# DATA SEGMENT
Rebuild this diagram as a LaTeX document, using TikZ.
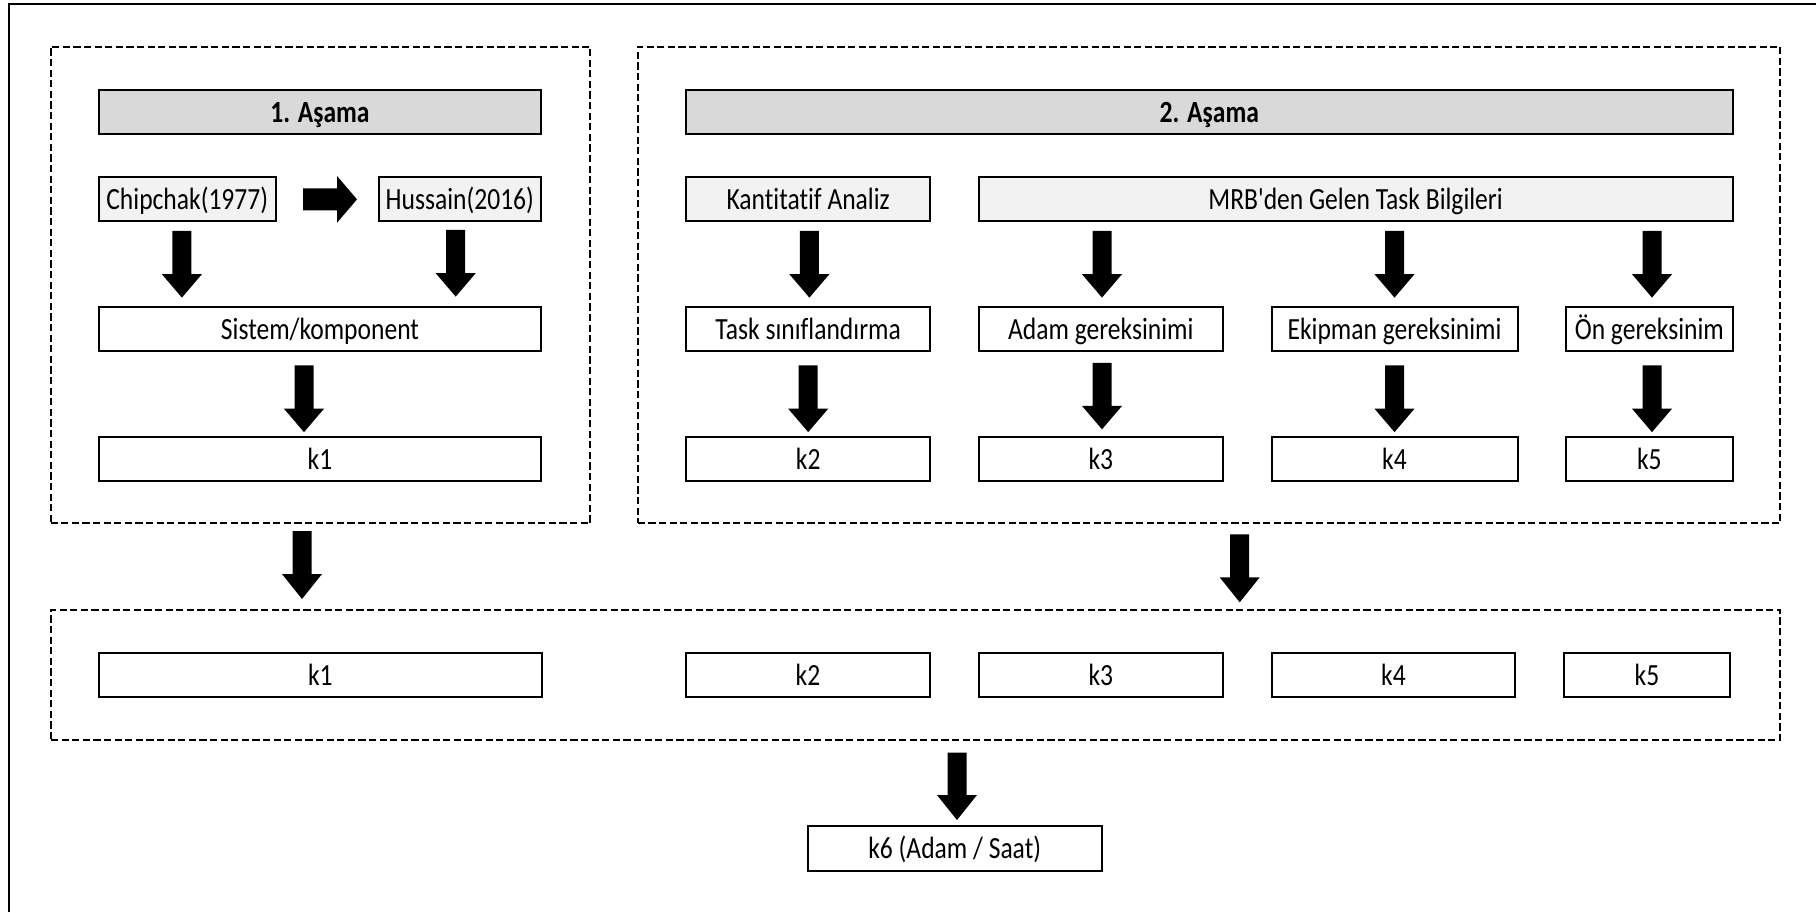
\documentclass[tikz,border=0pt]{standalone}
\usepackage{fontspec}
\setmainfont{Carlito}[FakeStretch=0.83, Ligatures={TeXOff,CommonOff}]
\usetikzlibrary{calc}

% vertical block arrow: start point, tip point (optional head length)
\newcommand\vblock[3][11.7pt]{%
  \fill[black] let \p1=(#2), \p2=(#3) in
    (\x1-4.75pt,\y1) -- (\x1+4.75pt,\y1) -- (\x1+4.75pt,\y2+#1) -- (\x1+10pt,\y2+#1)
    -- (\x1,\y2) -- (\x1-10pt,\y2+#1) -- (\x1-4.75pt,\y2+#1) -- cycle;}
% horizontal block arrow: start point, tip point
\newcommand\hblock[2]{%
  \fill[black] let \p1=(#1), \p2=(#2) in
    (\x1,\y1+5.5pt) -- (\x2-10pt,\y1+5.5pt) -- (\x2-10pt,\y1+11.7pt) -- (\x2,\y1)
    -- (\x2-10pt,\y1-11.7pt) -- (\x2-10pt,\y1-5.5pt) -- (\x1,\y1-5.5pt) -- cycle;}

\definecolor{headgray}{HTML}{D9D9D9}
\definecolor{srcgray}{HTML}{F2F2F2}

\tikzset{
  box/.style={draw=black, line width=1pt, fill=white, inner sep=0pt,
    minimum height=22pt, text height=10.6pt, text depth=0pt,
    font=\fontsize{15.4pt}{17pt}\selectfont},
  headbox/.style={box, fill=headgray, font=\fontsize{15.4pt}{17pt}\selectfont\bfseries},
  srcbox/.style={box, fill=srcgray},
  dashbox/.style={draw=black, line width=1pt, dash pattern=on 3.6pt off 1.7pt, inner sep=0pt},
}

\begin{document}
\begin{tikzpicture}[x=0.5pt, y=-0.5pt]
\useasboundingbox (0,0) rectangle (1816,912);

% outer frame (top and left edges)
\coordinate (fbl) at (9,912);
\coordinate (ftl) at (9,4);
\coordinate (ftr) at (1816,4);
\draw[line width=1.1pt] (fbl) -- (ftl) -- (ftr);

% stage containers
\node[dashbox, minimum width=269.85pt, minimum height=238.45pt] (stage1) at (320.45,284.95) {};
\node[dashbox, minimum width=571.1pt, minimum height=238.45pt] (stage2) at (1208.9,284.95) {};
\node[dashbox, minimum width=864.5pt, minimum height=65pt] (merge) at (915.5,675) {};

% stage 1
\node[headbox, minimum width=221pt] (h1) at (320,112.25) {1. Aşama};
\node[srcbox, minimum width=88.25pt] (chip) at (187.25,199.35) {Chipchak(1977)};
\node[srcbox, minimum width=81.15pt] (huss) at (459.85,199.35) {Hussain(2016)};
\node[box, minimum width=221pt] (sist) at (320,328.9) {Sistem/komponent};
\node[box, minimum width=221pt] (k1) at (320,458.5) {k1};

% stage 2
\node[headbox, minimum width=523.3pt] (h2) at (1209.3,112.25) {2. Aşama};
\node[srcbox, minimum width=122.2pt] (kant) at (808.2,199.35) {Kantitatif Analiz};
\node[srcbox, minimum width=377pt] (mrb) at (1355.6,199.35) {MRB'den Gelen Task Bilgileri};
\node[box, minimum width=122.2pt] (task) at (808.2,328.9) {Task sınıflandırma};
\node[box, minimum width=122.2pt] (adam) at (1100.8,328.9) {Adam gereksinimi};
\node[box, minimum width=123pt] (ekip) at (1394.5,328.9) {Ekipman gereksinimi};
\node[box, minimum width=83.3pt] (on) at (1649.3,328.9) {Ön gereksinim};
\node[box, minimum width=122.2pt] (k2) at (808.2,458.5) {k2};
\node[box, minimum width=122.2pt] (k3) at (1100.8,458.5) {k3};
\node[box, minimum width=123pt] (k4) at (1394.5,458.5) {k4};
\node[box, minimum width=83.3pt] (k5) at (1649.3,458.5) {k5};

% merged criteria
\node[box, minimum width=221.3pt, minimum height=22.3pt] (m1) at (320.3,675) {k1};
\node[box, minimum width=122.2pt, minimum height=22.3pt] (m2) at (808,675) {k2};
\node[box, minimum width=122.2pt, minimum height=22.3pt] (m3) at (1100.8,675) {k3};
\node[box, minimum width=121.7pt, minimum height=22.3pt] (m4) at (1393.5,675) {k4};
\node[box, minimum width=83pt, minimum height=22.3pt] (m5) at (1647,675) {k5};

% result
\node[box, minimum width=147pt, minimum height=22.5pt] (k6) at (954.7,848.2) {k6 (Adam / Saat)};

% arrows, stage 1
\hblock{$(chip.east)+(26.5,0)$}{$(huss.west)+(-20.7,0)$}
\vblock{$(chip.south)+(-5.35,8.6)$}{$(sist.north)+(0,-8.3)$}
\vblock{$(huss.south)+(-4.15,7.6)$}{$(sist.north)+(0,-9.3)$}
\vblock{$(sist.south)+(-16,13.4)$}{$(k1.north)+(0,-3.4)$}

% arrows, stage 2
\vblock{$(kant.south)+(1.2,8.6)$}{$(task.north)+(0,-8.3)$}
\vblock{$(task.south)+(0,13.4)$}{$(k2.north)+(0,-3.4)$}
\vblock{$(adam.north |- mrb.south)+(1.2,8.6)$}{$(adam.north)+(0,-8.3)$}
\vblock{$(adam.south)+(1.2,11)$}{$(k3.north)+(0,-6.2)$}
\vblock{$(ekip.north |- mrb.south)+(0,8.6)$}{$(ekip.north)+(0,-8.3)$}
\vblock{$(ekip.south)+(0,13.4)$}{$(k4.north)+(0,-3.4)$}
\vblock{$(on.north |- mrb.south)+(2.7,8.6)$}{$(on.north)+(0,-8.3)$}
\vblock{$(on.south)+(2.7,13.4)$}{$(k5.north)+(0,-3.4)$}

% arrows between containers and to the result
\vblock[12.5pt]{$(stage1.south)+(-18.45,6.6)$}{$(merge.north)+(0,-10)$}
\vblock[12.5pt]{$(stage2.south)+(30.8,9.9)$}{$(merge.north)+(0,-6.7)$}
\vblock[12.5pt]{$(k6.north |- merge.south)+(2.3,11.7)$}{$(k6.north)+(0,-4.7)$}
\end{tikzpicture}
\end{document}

# EXERCISE DESCRIPTION
All of the data above should be quoted exactly, except for the pictures.

# ANSWER TO THIS EXERCISE
Rebuild this diagram as a LaTeX document, using TikZ.
\documentclass[tikz,border=0pt]{standalone}
\usepackage{fontspec}
\setmainfont{Carlito}[FakeStretch=0.83, Ligatures={TeXOff,CommonOff}]
\usetikzlibrary{calc}

% vertical block arrow: start point, tip point (optional head length)
\newcommand\vblock[3][11.7pt]{%
  \fill[black] let \p1=(#2), \p2=(#3) in
    (\x1-4.75pt,\y1) -- (\x1+4.75pt,\y1) -- (\x1+4.75pt,\y2+#1) -- (\x1+10pt,\y2+#1)
    -- (\x1,\y2) -- (\x1-10pt,\y2+#1) -- (\x1-4.75pt,\y2+#1) -- cycle;}
% horizontal block arrow: start point, tip point
\newcommand\hblock[2]{%
  \fill[black] let \p1=(#1), \p2=(#2) in
    (\x1,\y1+5.5pt) -- (\x2-10pt,\y1+5.5pt) -- (\x2-10pt,\y1+11.7pt) -- (\x2,\y1)
    -- (\x2-10pt,\y1-11.7pt) -- (\x2-10pt,\y1-5.5pt) -- (\x1,\y1-5.5pt) -- cycle;}

\definecolor{headgray}{HTML}{D9D9D9}
\definecolor{srcgray}{HTML}{F2F2F2}

\tikzset{
  box/.style={draw=black, line width=1pt, fill=white, inner sep=0pt,
    minimum height=22pt, text height=10.6pt, text depth=0pt,
    font=\fontsize{15.4pt}{17pt}\selectfont},
  headbox/.style={box, fill=headgray, font=\fontsize{15.4pt}{17pt}\selectfont\bfseries},
  srcbox/.style={box, fill=srcgray},
  dashbox/.style={draw=black, line width=1pt, dash pattern=on 3.6pt off 1.7pt, inner sep=0pt},
}

\begin{document}
\begin{tikzpicture}[x=0.5pt, y=-0.5pt]
\useasboundingbox (0,0) rectangle (1816,912);

% outer frame (top and left edges)
\coordinate (fbl) at (9,912);
\coordinate (ftl) at (9,4);
\coordinate (ftr) at (1816,4);
\draw[line width=1.1pt] (fbl) -- (ftl) -- (ftr);

% stage containers
\node[dashbox, minimum width=269.85pt, minimum height=238.45pt] (stage1) at (320.45,284.95) {};
\node[dashbox, minimum width=571.1pt, minimum height=238.45pt] (stage2) at (1208.9,284.95) {};
\node[dashbox, minimum width=864.5pt, minimum height=65pt] (merge) at (915.5,675) {};

% stage 1
\node[headbox, minimum width=221pt] (h1) at (320,112.25) {1. Aşama};
\node[srcbox, minimum width=88.25pt] (chip) at (187.25,199.35) {Chipchak(1977)};
\node[srcbox, minimum width=81.15pt] (huss) at (459.85,199.35) {Hussain(2016)};
\node[box, minimum width=221pt] (sist) at (320,328.9) {Sistem/komponent};
\node[box, minimum width=221pt] (k1) at (320,458.5) {k1};

% stage 2
\node[headbox, minimum width=523.3pt] (h2) at (1209.3,112.25) {2. Aşama};
\node[srcbox, minimum width=122.2pt] (kant) at (808.2,199.35) {Kantitatif Analiz};
\node[srcbox, minimum width=377pt] (mrb) at (1355.6,199.35) {MRB'den Gelen Task Bilgileri};
\node[box, minimum width=122.2pt] (task) at (808.2,328.9) {Task sınıflandırma};
\node[box, minimum width=122.2pt] (adam) at (1100.8,328.9) {Adam gereksinimi};
\node[box, minimum width=123pt] (ekip) at (1394.5,328.9) {Ekipman gereksinimi};
\node[box, minimum width=83.3pt] (on) at (1649.3,328.9) {Ön gereksinim};
\node[box, minimum width=122.2pt] (k2) at (808.2,458.5) {k2};
\node[box, minimum width=122.2pt] (k3) at (1100.8,458.5) {k3};
\node[box, minimum width=123pt] (k4) at (1394.5,458.5) {k4};
\node[box, minimum width=83.3pt] (k5) at (1649.3,458.5) {k5};

% merged criteria
\node[box, minimum width=221.3pt, minimum height=22.3pt] (m1) at (320.3,675) {k1};
\node[box, minimum width=122.2pt, minimum height=22.3pt] (m2) at (808,675) {k2};
\node[box, minimum width=122.2pt, minimum height=22.3pt] (m3) at (1100.8,675) {k3};
\node[box, minimum width=121.7pt, minimum height=22.3pt] (m4) at (1393.5,675) {k4};
\node[box, minimum width=83pt, minimum height=22.3pt] (m5) at (1647,675) {k5};

% result
\node[box, minimum width=147pt, minimum height=22.5pt] (k6) at (954.7,848.2) {k6 (Adam / Saat)};

% arrows, stage 1
\hblock{$(chip.east)+(26.5,0)$}{$(huss.west)+(-20.7,0)$}
\vblock{$(chip.south)+(-5.35,8.6)$}{$(sist.north)+(0,-8.3)$}
\vblock{$(huss.south)+(-4.15,7.6)$}{$(sist.north)+(0,-9.3)$}
\vblock{$(sist.south)+(-16,13.4)$}{$(k1.north)+(0,-3.4)$}

% arrows, stage 2
\vblock{$(kant.south)+(1.2,8.6)$}{$(task.north)+(0,-8.3)$}
\vblock{$(task.south)+(0,13.4)$}{$(k2.north)+(0,-3.4)$}
\vblock{$(adam.north |- mrb.south)+(1.2,8.6)$}{$(adam.north)+(0,-8.3)$}
\vblock{$(adam.south)+(1.2,11)$}{$(k3.north)+(0,-6.2)$}
\vblock{$(ekip.north |- mrb.south)+(0,8.6)$}{$(ekip.north)+(0,-8.3)$}
\vblock{$(ekip.south)+(0,13.4)$}{$(k4.north)+(0,-3.4)$}
\vblock{$(on.north |- mrb.south)+(2.7,8.6)$}{$(on.north)+(0,-8.3)$}
\vblock{$(on.south)+(2.7,13.4)$}{$(k5.north)+(0,-3.4)$}

% arrows between containers and to the result
\vblock[12.5pt]{$(stage1.south)+(-18.45,6.6)$}{$(merge.north)+(0,-10)$}
\vblock[12.5pt]{$(stage2.south)+(30.8,9.9)$}{$(merge.north)+(0,-6.7)$}
\vblock[12.5pt]{$(k6.north |- merge.south)+(2.3,11.7)$}{$(k6.north)+(0,-4.7)$}
\end{tikzpicture}
\end{document}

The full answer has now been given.